AUDUSD (-0.66% on the week, last 0.71729) faces a direct test today with Australian CPI at 21:30 GMT+3. Forecasts cluster around 4.3–4.8% headline depending on the desk, with both sides flagging firm underlying pressure even as fuel relief drags the headline. The print is one of the few that can disrupt the RBA's path narrative this quarter.

NZDUSD's catalyst is the RBNZ at 22:00 GMT+3, with the Official Cash Rate consensus at 2.25% (unchanged). The decision is paired with the Monetary Policy Statement and a press conference at 23:00 GMT+3 — the tone of the statement and Governor Breman's remarks are likely to matter more than the rate level itself.

GBPUSD (+0.76% on the week) is the standout dollar-pair, closing essentially at its weekly high. Friday's BOE Governor Bailey speech is the next scheduled catalyst.

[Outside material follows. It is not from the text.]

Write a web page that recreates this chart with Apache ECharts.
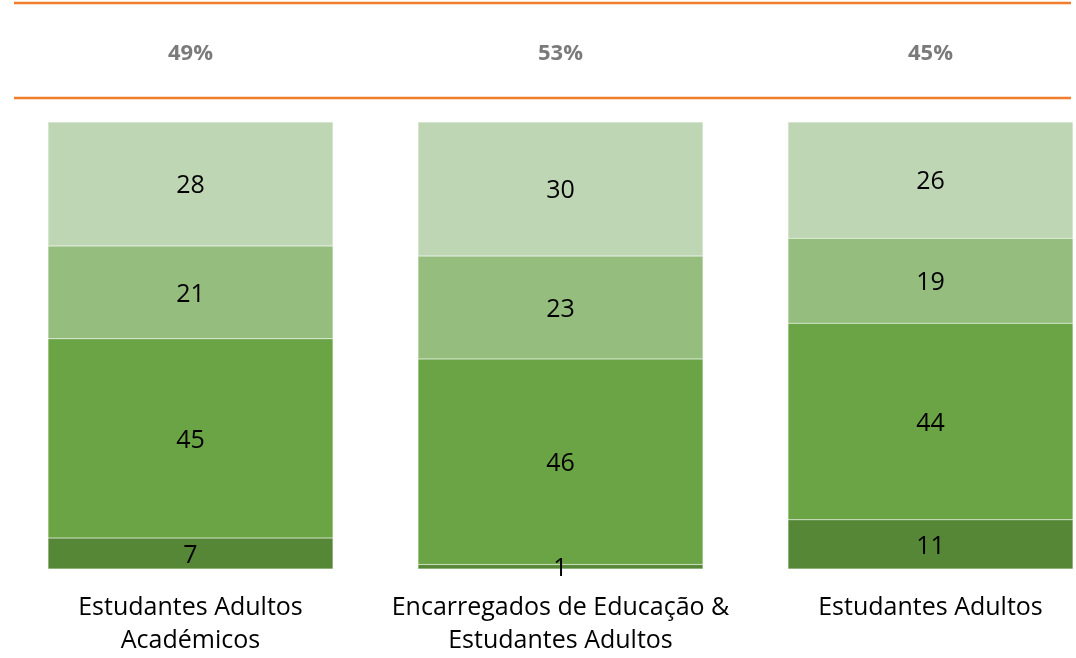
<!DOCTYPE html>
<html>
<head>
<meta charset="utf-8">
<script src="https://cdn.jsdelivr.net/npm/echarts@6/dist/echarts.min.js"></script>
<style>
  html, body { margin: 0; padding: 0; background: #fff; }
  #chart { width: 1076px; height: 658px; }
</style>
</head>
<body>
<div id="chart"></div>
<script>
const categories = ['Estudantes Adultos\nAcadémicos', 'Encarregados de Educação &\nEstudantes Adultos', 'Estudantes Adultos']
const topPercent = [49, 53, 45]
const seg1 = [7, 1, 11]
const seg2 = [45, 46, 44]
const seg3 = [21, 23, 19]
const seg4 = [28, 30, 26]

const segColors = ['#568737', '#6ba445', '#94bd7e', '#bed6b3']
const allSegs = [seg1, seg2, seg3, seg4]

// each bar is scaled to 100% of its own total
const totals = categories.map((c, i) => allSegs.reduce((s, arr) => s + arr[i], 0))

const fontFam = 'Open Sans'

const renderChart = () => {
  var myChart = echarts.init(document.getElementById('chart'))

  const barSeries = allSegs.map((arr, k) => ({
    type: 'bar',
    stack: 'total',
    xAxisIndex: 0,
    yAxisIndex: 0,
    barWidth: 285,
    data: arr.map((v, i) => ({ value: v / totals[i] * 100, raw: v })),
    itemStyle: { color: segColors[k], borderColor: 'rgba(255,255,255,0.35)', borderWidth: 0.5 },
    label: {
      show: true,
      position: 'inside',
      color: '#000',
      fontFamily: fontFam,
      fontSize: 25,
      offset: [0, 2],
      formatter: (p) => p.data.raw
    },
    silent: true
  }))

  const option = {
    animation: false,
    grid: [
      { left: 5.5, width: 1110, top: 122, bottom: 89, outerBoundsMode: 'none' },
      { left: 5.5, width: 1110, top: 3, height: 95, outerBoundsMode: 'none' }
    ],
    xAxis: [
      {
        type: 'category',
        gridIndex: 0,
        data: categories,
        axisLine: { show: false },
        axisTick: { show: false },
        axisLabel: {
          color: '#000',
          fontFamily: fontFam,
          fontSize: 25,
          lineHeight: 33,
          margin: 22,
          interval: 0
        }
      },
      {
        type: 'category',
        gridIndex: 1,
        data: categories,
        axisLine: { show: false },
        axisTick: { show: false },
        axisLabel: { show: false }
      }
    ],
    yAxis: [
      { type: 'value', gridIndex: 0, min: 0, max: 100, show: false },
      { type: 'value', gridIndex: 1, min: 0, max: 1, show: false }
    ],
    graphic: [
      { type: 'line', shape: { x1: 14, y1: 3, x2: 1071, y2: 3 }, style: { stroke: '#f07e2d', lineWidth: 2.5 } },
      { type: 'line', shape: { x1: 14, y1: 98, x2: 1071, y2: 98 }, style: { stroke: '#f07e2d', lineWidth: 2.5 } }
    ],
    series: barSeries.concat([{
      type: 'scatter',
      xAxisIndex: 1,
      yAxisIndex: 1,
      symbolSize: 0,
      data: topPercent.map((v, i) => [i, 0.47, v]),
      label: {
        show: true,
        position: 'inside',
        color: '#595959',
        fontFamily: fontFam,
        fontWeight: 'bold',
        fontSize: 22,
        formatter: (p) => p.data[2] + '%'
      },
      silent: true
    }])
  }

  myChart.setOption(option)
}

document.addEventListener('DOMContentLoaded', function () {
  renderChart()
})
</script>
</body>
</html>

What Traders Are Watching Into Thursday

The two-day calendar is dense: RBNZ tonight, then Thursday's US data cluster at 08:30 GMT+3 — Core PCE m/m (forecast 0.3%), Prelim GDP q/q (forecast 2.0% vs prior 0.7%), and Unemployment Claims. The GDP revision is the wide one — a jump from 0.7% to 2.0% is a meaningful re-rating of Q1 activity if confirmed, and would feed directly into the "Fed behind the curve" debate. Core PCE is the inflation read the FOMC pays most attention to.

Beyond Thursday, the BoC press conference and Governor Macklem's remarks at 11:00 GMT+3 are the CAD catalyst, with Friday's Canadian GDP m/m at 08:30 GMT+3 closing out the week.

We will be monitoring execution conditions closely around the 08:30 GMT+3 US data release, given that three high-importance prints land simultaneously. If you trade these windows, it's worth reviewing your margin buffer and stop placement ahead of time — back-to-back data releases concentrate liquidity demand into a narrow window, and that is when execution quality gets stress-tested most clearly.

This article is market commentary, not investment advice. Past price action is not a guide to future moves.